Еще не прозвучал приговор главным военным преступникам в Нюрнберге, а британский премьер Уинстон Черчилль уже произнес свою фултонскую речь, открывшую эру новой, «холодной войны». И Оруэлл, убежденный противник насилия и нетерпимости в любых проявлениях, спросил себя: а не может ли фашизм вновь поднять голову не где-нибудь, а на моей родине? Не найдет ли он питательной почвы на берегах Альбиона, и если да, то как скоро? Как это будет выглядеть, какие формы примет?
«Прежние цивилизации провозглашали, что они основаны на любви к справедливости. Наша — зиждется на ненависти. В нашем мире не останется места эмоциям, кроме страха, ярости, торжества и самоуничижения. Все остальное мы уничтожим — все без остатка… Мы разорвали связи между родителем и ребенком, между мужчиной и женщиной, между человеком и человеком. Никто уже не доверяет ни жене, ни ребенку, ни другу. А скоро не будет ни жен, ни друзей. Новорожденных мы заберем у матерей, как забираем яйца из-под несушки… Не будет иной любви, кроме любви к Старшему Брату. Не будет смеха, только смех триумфа над поверженным врагом. Не будет ни искусства, ни литературы, ни науки. Когда мы достигнем всемогущества, то обойдемся без науки. Не останется различия между красотой и уродством. Не останется места для любознательности, для поиска смысла жизни… Но навсегда — запомните, Уинстон, — навсегда сохранится упоение властью, и чем дальше, тем оно будет сильнее, тем острее. И навсегда, на все времена, сохранится пронзительная радость победы, восторг того, кто попирает беспомощного врага. Если вам нужен образ грядущего, вообразите себе сапог, наступивший на человеческое лицо, — навеки».
Такова программа, гротескно бесчеловечная, которую выстраивает перед главным героем романа «1984» Уинстоном Смитом главный антигерой О’Брайен. Такова идеология нарисованного в романе общества, которую писатель окрестил «ангсоц» — английский социализм.

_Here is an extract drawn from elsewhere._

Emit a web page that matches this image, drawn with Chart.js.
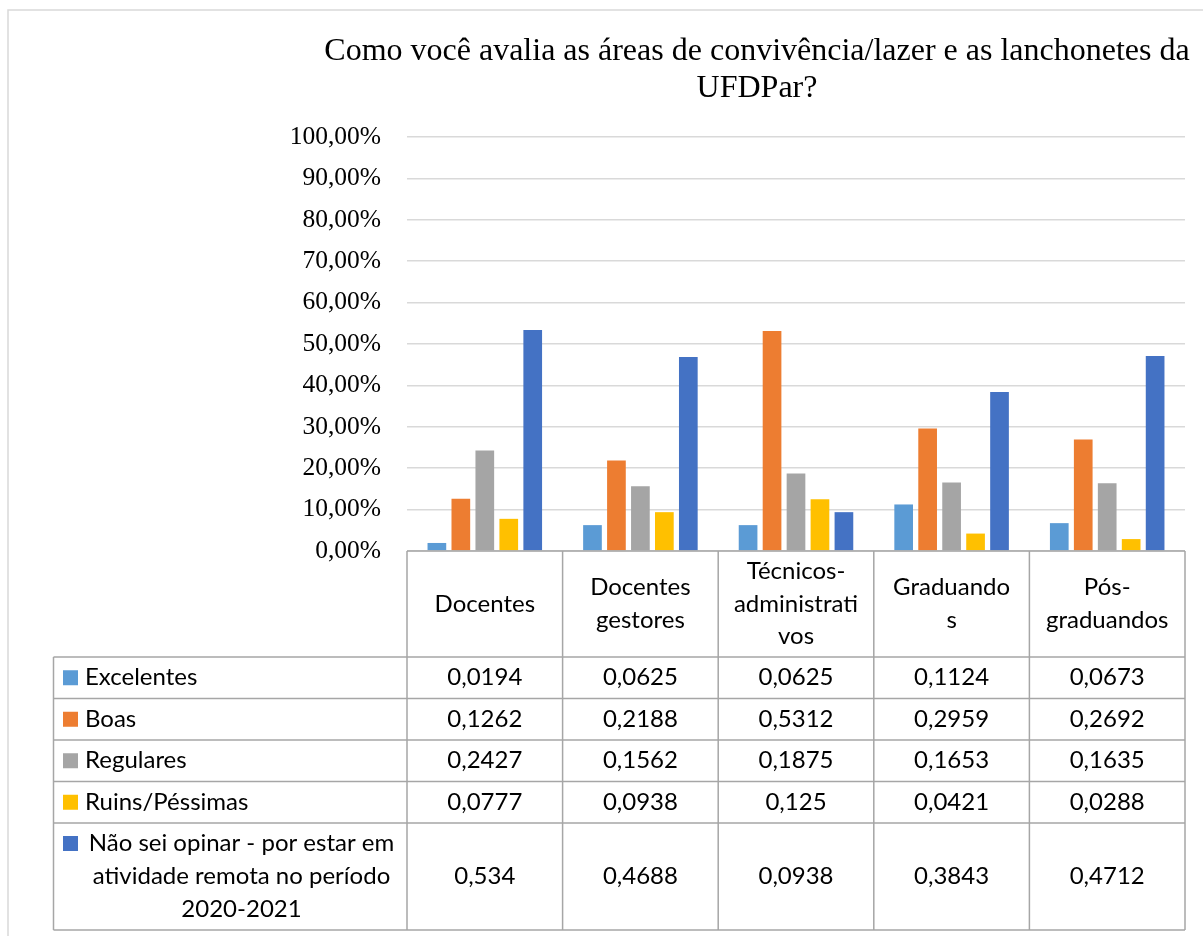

Этому-то словечку и было суждено стать камнем преткновения на пути книг Оруэлла (даже не одной, а всех подряд) к советскому читателю. Именно за это словечко ухватились истолкователи, сначала западные, а затем и доморощенные, дружно позабыв, чья идеология называла себя в 30—40-е годы национал-социалистской. Напрасно сам Оруэлл перед смертью — она оказалась очень близка — возражал против поспешных, односторонних истолкований. Напрасно записал в своем дневнике: «Все мои серьезные произведения после 1936 года направлены против тоталитаризма и в защиту демократического социализма, как я его понимаю». В какофонии «холодной войны» слабеющий голос автора просто не услышали.